Ketiga konsep Kalender Islam di atas meskipun mengklaim diri sebagai Kalender Islam Global namun nampaknya masih memperlihatkan pembagian wilayah penanggalan. Ketiganya masih memungkinkan adanya perbedaan matlak. Jika demikian, perbedaan tanggal pada hari-hari besar umat Islam seperti hari Arafah sangat potensial dapat terjadi. Sebab Kalender Islam global sejatinya dan seharusnya kalender lunar Islam yang berprinsip satu hari satu tanggal di seluruh dunia.
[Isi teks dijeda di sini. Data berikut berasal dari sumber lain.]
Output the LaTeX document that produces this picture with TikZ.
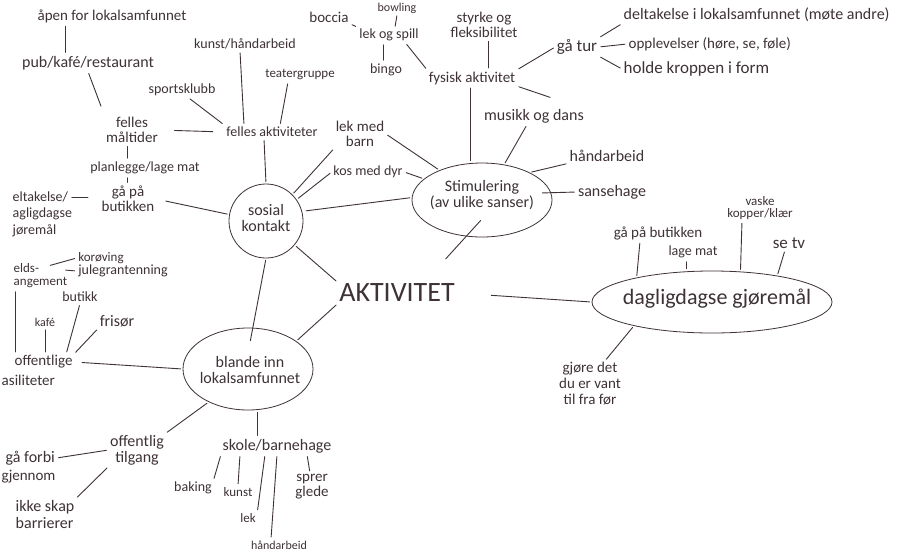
\documentclass[tikz,border=0pt]{standalone}
\usepackage{fontspec}
\setmainfont{Carlito}
\usetikzlibrary{shapes.geometric}
\definecolor{ink}{RGB}{62,50,55}
\begin{document}
\begin{tikzpicture}[x=1pt,y=-1pt,
 lbl/.style={text=ink, align=center, inner sep=1.5pt, font=\fontsize{15}{15}\selectfont},
 fs/.style={font=\fontsize{#1}{#1}\selectfont},
 ln/.style={draw=ink, line width=0.9pt, line cap=round, shorten <=2pt, shorten >=2pt},
 bub/.style={draw=ink, line width=0.8pt, inner sep=0pt}]
\path[use as bounding box] (0,0) rectangle (898,558);
\clip (0,0) rectangle (898,558);
\fill[white] (0,0) rectangle (898,558);

% bubbles
\node[bub,shape=circle,minimum size=74pt] (sosial) at (266,221) {};
\node[lbl,fs=16] (sosialT) at (266,218) {sosial\\kontakt};
\node[bub,shape=ellipse,minimum width=140pt,minimum height=74pt] (stim) at (482,200) {};
\node[lbl,fs=16] (stimT) at (482,195) {Stimulering\\(av ulike sanser)};
\node[bub,shape=ellipse,minimum width=130pt,minimum height=82pt] (blande) at (248,369) {};
\node[lbl,fs=16] (blandeT) at (250,370) {blande inn\\lokalsamfunnet};
\node[bub,shape=ellipse,minimum width=240pt,minimum height=62pt] (daglig) at (712,302) {};
\node[lbl,fs=22] (dagligT) at (717,299) {dagligdagse gjøremål};
\node[lbl,fs=28] (akt) at (397,293) {AKTIVITET};

% top left
\node[lbl,fs=15] (apen) at (112,16) {åpen for lokalsamfunnet};
\node[lbl,fs=16] (pub) at (88,63) {pub/kafé/restaurant};
\node[lbl,fs=15] (fm) at (132,130) {felles\\måltider};
\node[lbl,fs=14] (plan) at (145,168) {planlegge/lage mat};
\node[lbl,fs=15] (gaa) at (128,199) {gå på\\butikken};
\node[lbl,fs=14,anchor=west] (delt1) at (11,197) {eltakelse/};
\node[lbl,fs=14,anchor=west] (delt2) at (11,214) {agligdagse};
\node[lbl,fs=14,anchor=west] (delt3) at (11,231) {jøremål};
\node[lbl,fs=14] (sport) at (182,90) {sportsklubb};
\node[lbl,fs=14] (kunst) at (245,44) {kunst/håndarbeid};
\node[lbl,fs=13] (teater) at (300,75) {teatergruppe};
\node[lbl,fs=14] (fa) at (272,132) {felles aktiviteter};
\node[lbl,fs=15] (lekbarn) at (360,134) {lek med\\barn};
\node[lbl,fs=14] (kos) at (368,172) {kos med dyr};

% left
\node[lbl,fs=15,anchor=west] (offl) at (13,362) {offentlige};
\node[lbl,fs=15,anchor=west] (offl2) at (0,380) {asiliteter};
\node[lbl,fs=12] (kafe) at (45,322) {kafé};
\node[lbl,fs=14] (butikk) at (80,297) {butikk};
\node[lbl,fs=16] (frisor) at (117,321) {frisør};
\node[lbl,fs=13,anchor=west] (kv1) at (12,268) {elds-};
\node[lbl,fs=13,anchor=west] (kv2) at (12,283) {angement};
\node[lbl,fs=13] (kor) at (101,258) {korøving};
\node[lbl,fs=14] (jule) at (123,271) {julegrantenning};

% bottom
\node[lbl,fs=16] (offtil) at (137,450) {offentlig\\tilgang};
\node[lbl,fs=16,anchor=west] (forbi1) at (4,458) {gå forbi};
\node[lbl,fs=15,anchor=west] (forbi2) at (0,477) {gjennom};
\node[lbl,fs=16,anchor=west] (skap1) at (14,507) {ikke skap};
\node[lbl,fs=16,anchor=west] (skap2) at (14,523) {barrierer};
\node[lbl,fs=16] (skole) at (277,446) {skole/barnehage};
\node[lbl,fs=14] (baking) at (193,488) {baking};
\node[lbl,fs=13] (kunst2) at (238,492) {kunst};
\node[lbl,fs=13] (lek) at (248,518) {lek};
\node[lbl,fs=12] (hand2) at (279,545) {håndarbeid};
\node[lbl,fs=15] (sprer) at (312,487) {sprer\\glede};

% top middle / right
\node[lbl,fs=15] (boccia) at (329,17) {boccia};
\node[lbl,fs=12] (bowling) at (397,8) {bowling};
\node[lbl,fs=14] (lekspill) at (389,35) {lek og spill};
\node[lbl,fs=14] (bingo) at (386,70) {bingo};
\node[lbl,fs=15] (styrke) at (484,25) {styrke og\\fleksibilitet};
\node[lbl,fs=15] (fysisk) at (472,78) {fysisk aktivitet};
\node[lbl,fs=16] (musikk) at (534,116) {musikk og dans};
\node[lbl,fs=16] (hand1) at (607,156) {håndarbeid};
\node[lbl,fs=16] (sanse) at (612,192) {sansehage};
\node[lbl,fs=17] (gatur) at (577,47) {gå tur};
\node[lbl,fs=16,anchor=west] (delt) at (622,15) {deltakelse i lokalsamfunnet (møte andre)};
\node[lbl,fs=15,anchor=west] (opp) at (627,44) {opplevelser (høre, se, føle)};
\node[lbl,fs=17,anchor=west] (holde) at (622,69) {holde kroppen i form};

% daglig children
\node[lbl,fs=15] (gpb) at (658,233) {gå på butikken};
\node[lbl,fs=14] (lagemat) at (693,252) {lage mat};
\node[lbl,font=\fontsize{13}{12}\selectfont] (vaske) at (760,208) {vaske\\kopper/klær};
\node[lbl,fs=17] (setv) at (789,243) {se tv};
\node[lbl,font=\fontsize{15}{16}\selectfont] (gjore) at (590,384) {gjøre det\\du er vant\\til fra før};

\coordinate (fx) at (552,98);

% connectors
\draw[ln] ([xshift=-47pt]apen.south) -- ([xshift=-23pt]pub.north);
\draw[ln,shorten >=10pt] (pub.south) -- (fm.north west);
\draw[ln] ([xshift=-5pt]fm.south) -- ([xshift=-18pt]plan.north);
\draw[ln] ([xshift=-18pt]plan.south) -- ([xshift=-1pt]gaa.north);
\draw[ln,shorten <=15pt,shorten >=12pt] (fm.east) -- (fa.west);
\draw[ln,shorten >=3pt] (sport.-50) -- (fa.north west);
\draw[ln] ([xshift=-5pt]kunst.south) -- ([xshift=-28pt]fa.north);
\draw[ln] ([xshift=-12pt]teater.south) -- ([xshift=8pt]fa.north);
\draw[ln] ([xshift=-8pt]fa.south) -- (sosial.north);
\draw[ln,shorten <=10pt] (gaa.east) -- (sosial.170);
\draw[ln,shorten >=12pt] (delt1.east) -- (delt1.east -| gaa.west);
\draw[ln] (lekbarn.south west) -- (sosial.45);
\draw[ln] (lekbarn.east) -- (stim.145);
\draw[ln] (kos.west) -- (sosial.35);
\draw[ln] (kos.east) -- (stim.160);
\draw[ln,shorten <=4pt] (sosial.15) -- (stim.178);
\draw[ln] ([yshift=-19pt]stim.center) -- ([xshift=-12pt,yshift=22pt]akt.north east);
\draw[ln] (akt.north west) -- (sosial.-40);
\draw[ln] (akt.south west) -- (blande.30);
\draw[ln,shorten <=35pt] (akt.east) -- (daglig.west);
\draw[ln] (sosial.south) -- ([xshift=2pt,yshift=-15pt]blande.north);
\draw[ln,shorten <=8pt] (offl.east) -- (blande.west);
\draw[ln] (kafe.south) -- (kafe.south |- offl.north);
\draw[ln] (butikk.south) -- ([xshift=-8pt]offl.north east);
\draw[ln] (frisor.south west) -- (offl.north east);
\draw[ln,shorten <=10pt] (kv1.east) -- (kor.west);
\draw[ln,shorten <=25pt] (kv1.east) -- (jule.west);
\draw[ln] ([xshift=3pt]kv2.south west) -- ([xshift=3pt]kv2.south west |- offl.north);
\draw[ln] (blande.-140) -- (offtil.north east);
\draw[ln] (offtil.west) -- (forbi1.east);
\draw[ln] (offtil.south west) -- (skap1.north east);
\draw[ln] ([xshift=9pt]blande.south) -- ([xshift=-20pt]skole.north);
\draw[ln] (skole.south west) -- (baking.north east);
\draw[ln] ([xshift=-37pt]skole.south) -- (kunst2.north);
\draw[ln] ([xshift=-12pt]skole.south) -- (lek.north east);
\draw[ln] (skole.south) -- ([xshift=-8pt]hand2.north);
\draw[ln] ([xshift=30pt]skole.south) -- ([xshift=-2pt]sprer.north);

\draw[ln] (boccia.south east) -- (lekspill.north west);
\draw[ln,shorten <=1pt,shorten >=1pt] (bowling.south) -- ([xshift=6pt]lekspill.north);
\draw[ln] ([xshift=-6pt]lekspill.south) -- ([xshift=-3pt]bingo.north);
\draw[ln] ([xshift=-15pt]lekspill.south east) -- (fysisk.north west);
\draw[ln] ([xshift=4pt]styrke.south) -- ([xshift=16pt]fysisk.north);
\draw[ln] ([xshift=-2pt]fysisk.south) -- ([xshift=-12pt]stim.north);
\draw[ln] (fysisk.north east) -- (gatur.west);
\draw[ln] (fysisk.south east) -- (fx);
\draw[ln] ([xshift=-7pt]musikk.south) -- (stim.58);
\draw[ln] (hand1.south west) -- (stim.30);
\draw[ln] ([xshift=-12pt,yshift=7pt]stim.east) -- (sanse.west);
\draw[ln] (gatur.north east) -- (delt.south west);
\draw[ln] (gatur.east) -- (opp.west);
\draw[ln] (gatur.south east) -- (holde.west);

\draw[ln] ([xshift=-18pt]gpb.south) -- (daglig.162);
\draw[ln] ([xshift=-7pt]lagemat.south) -- ([xshift=-7pt]lagemat.south |- daglig.north);
\draw[ln] ([xshift=-18pt]vaske.south) -- (daglig.47);
\draw[ln] ([xshift=-4pt]setv.south) -- (daglig.22);
\draw[ln] (daglig.-163) -- ([xshift=15pt]gjore.north);
\end{tikzpicture}
\end{document}
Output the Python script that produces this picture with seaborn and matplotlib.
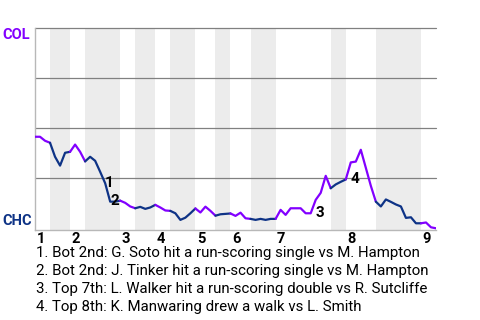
import numpy as np
import pandas as pd
import matplotlib
matplotlib.use("Agg")
import matplotlib.pyplot as plt
import seaborn as sns

# ---- data ----
# COL win probability after each plate appearance (index 0 = game start)
win_prob = [0.457, 0.457, 0.437, 0.427, 0.357, 0.313, 0.377, 0.382, 0.418, 0.382,
            0.334, 0.357, 0.337, 0.282, 0.225, 0.133, 0.133, 0.138, 0.127, 0.109,
            0.100, 0.107, 0.097, 0.104, 0.117, 0.104, 0.089, 0.087, 0.075, 0.042,
            0.053, 0.075, 0.099, 0.079, 0.108, 0.087, 0.063, 0.070, 0.072, 0.074,
            0.062, 0.078, 0.050, 0.047, 0.042, 0.047, 0.042, 0.047, 0.047, 0.092,
            0.067, 0.100, 0.100, 0.100, 0.075, 0.075, 0.142, 0.177, 0.262, 0.200,
            0.219, 0.232, 0.244, 0.329, 0.333, 0.392, 0.302, 0.212, 0.133, 0.109,
            0.144, 0.132, 0.119, 0.109, 0.052, 0.055, 0.025, 0.025, 0.029, 0.005,
            0.000]
# plate appearances per half inning (top 1st, bottom 1st, ...)
half_counts = [3, 4, 3, 7, 3, 4, 3, 5, 4, 3, 4, 5, 11, 3, 6, 9, 3]
inning_labels = ["1", "2", "3", "4", "5", "6", "7", "8", "9"]
event_labels = ["1", "2", "3", "4"]
event_index = [14, 15, 56, 63]
event_texts = [
    "1. Bot 2nd: G. Soto hit a run-scoring single vs M. Hampton",
    "2. Bot 2nd: J. Tinker hit a run-scoring single vs M. Hampton",
    "3. Top 7th: L. Walker hit a run-scoring double vs R. Sutcliffe",
    "4. Top 8th: K. Manwaring drew a walk vs L. Smith",
]
teams = ["COL", "CHC"]

COL_C = "#8200ff"
CHC_C = "#0e3386"

sns.set_style("white")
plt.rcParams["font.family"] = ["Roboto", "DejaVu Sans"]

fig = plt.figure(figsize=(4.8, 3.2), dpi=100)
W, H = 480, 320
ax = fig.add_axes([35 / W, (H - 230) / H, 401 / W, 202 / H])

bounds = np.concatenate([[0], np.cumsum(half_counts)])
n = int(bounds[-1])

# shading for bottom halves
for h in range(len(half_counts)):
    if h % 2 == 1:
        ax.axvspan(bounds[h], bounds[h + 1], color="#ececec", lw=0, zorder=0)

# gridlines
for gy in [0.25, 0.5, 0.75, 1.0]:
    ax.axhline(gy, color="#808080", lw=0.9, zorder=1, clip_on=False)

# line, coloured by batting team
rows = []
for h in range(len(half_counts)):
    for i in range(int(bounds[h]), int(bounds[h + 1]) + 1):
        rows.append({"pa": i, "wp": win_prob[i], "half": h})
df = pd.DataFrame(rows)
palette = {h: (COL_C if h % 2 == 0 else CHC_C) for h in range(len(half_counts))}
sns.lineplot(data=df, x="pa", y="wp", hue="half", palette=palette, units="half",
             estimator=None, sort=False, legend=False, lw=1.6, ax=ax, zorder=3,
             solid_joinstyle="round", solid_capstyle="round")

ax.set_xlim(0, n)
ax.set_ylim(-0.0085, 1.0)
ax.set_xticks([])
ax.set_yticks([])
ax.set_xlabel("")
ax.set_ylabel("")
for s in ["top", "right"]:
    ax.spines[s].set_visible(False)
for s in ["left", "bottom"]:
    ax.spines[s].set_color("#b8b8b8")
    ax.spines[s].set_linewidth(1.0)

# team labels
ax.annotate(teams[0], xy=(2, 1.0), xycoords=("figure pixels", "data"),
            ha="left", va="top", fontsize=10.5, fontweight="bold", color=COL_C)
ax.annotate(teams[1], xy=(2, 0.0), xycoords=("figure pixels", "data"),
            ha="left", va="bottom", fontsize=10.5, fontweight="bold", color=CHC_C)

# inning labels
for k, lab in enumerate(inning_labels):
    ax.annotate(lab, xy=(bounds[2 * k], 0), xycoords=("data", "axes fraction"),
                xytext=(1, -1.2), textcoords="offset points",
                ha="left", va="top", fontsize=10.5, fontweight="bold", color="black")

# event markers
for lab, idx in zip(event_labels, event_index):
    yv = min(win_prob[idx - 1], win_prob[idx])
    ax.annotate(lab, xy=(idx, yv), xytext=(0, 0.5), textcoords="offset points",
                ha="left", va="center", fontsize=11, fontweight="bold",
                color="black", zorder=5)

# event descriptions
for j, t in enumerate(event_texts):
    fig.text(36 / W, 1 - (257.5 + 17.8 * j) / H, t, ha="left", va="baseline",
             fontsize=10.8, color="black")

fig.savefig("out.png", dpi=100)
Karena itu, menurut Syamsul Anwar, Kalender Islam Global harus memenuhi syarat-syarat:
1) Kalender Islam harus merupakan kalender yang berfungsi untuk kepentingan relijius dan sivil secara sekaligus; 2) Kalender Islam harus didasarkan kepada bulan kamariah di mana durasinya tidak lebih dari 30 hari dan tidak kurang dari 29 hari; 3) Kalender Islam harus merupakan kalender terunifikasi dengan penyatuan hari-hari dalam minggu secara global, mengingat pemenuhan syarat ini akan menjamin sifat globalnya yang diinginkan;
4) Kalender Islam tidak boleh menjadikan sekelompok orang Muslim di suatu tempat di muka bumi memasuki bulan baru sebelum kelahiran hilalnya (ijtimak); 5) Kalender Islam tidak boleh menjadikan sekelompok orang Muslim di suatu tempat di muka bumi memulai bulan baru sebelum yakin terjadinya imkanu rukyat hilal di suatu tempat di muka bumi; dan 6) Kalender Islam tidak boleh menjadikan sekelompok orang Muslim di suatu tempat di muka bumi tertunda (belum) memasuki bulan baru sementara hilal bulan tersebut telah terpampang secara jelas di ufuk mereka.
Seorang ulama asal Maroko, Jamaluddin Abd ar-Raziq disebut-sebut sukses menemukan satu bentuk yang jelas dari Kalender Islam Global dengan prinsip satu hari satu tanggal di seluruh dunia. Dialah orang pertama yang berhasil membuat Kalender Islam Global secara konkret sesuai dengan syarat-syarat unikatif.
Menyuarakan Urgensi Kalender Global Islam
Pada tahun 2008, kalender Abd ar-Raziq ini diterima dalam Temu Pakar II untuk Pengkajian Perumusan Kalender Islam. Hal ini dipertegas kembali pada tahun 2016 di Istanbul dengan diadakannya Kongres Penyatuan Kalender Islam dan menerima Kalender Global Islam Tunggal sebagai kalender dunia Islam.
Muhammadiyah turut mengawal Kalender Islam Global dengan kriteria Istanbul 2016. Bahkan gagasan ini tertuang dalam salah satu butir keputusan Muktamar Muhammadiyah ke-47 di Makassar tahun 1436 H/2015 M. Di dalamnya berisi tentang perlunya upaya penyatuan kalender yang berlaku secara internasional. Muhammadiyah memandang perlu untuk adanya upaya penyatuan kalender hijriyah yang berlaku secara internasional, sehingga selain dapat memberikan kepastian dan dapat dijadikan sebagai kalender transaksi, tapi juga menyatukan Hari Arafah di seluruh dunia.
Itulah penjelasan singkat mengenai Kalender Islam Global sebagai solusi dari pemecahan masalah tentang peristiwa hari Arafah. Selama umat Islam belum memiliki Kalender Islam Global akan sulit untuk melakukan penataan sistem waktu. Sehingga keberadaan suatu sistem yang mengatur waktu secara rapi dan terorganisasi di tingkat global merupakan satu keniscayaan bagi umat Islam. Berharap kedepannya umat Islam bersatu, setidaknya di belahan dunia sedang melaksanakan puasa Arafah dan di Arafah para jamaah haji sedang wukuf pada waktu yang bersamaan.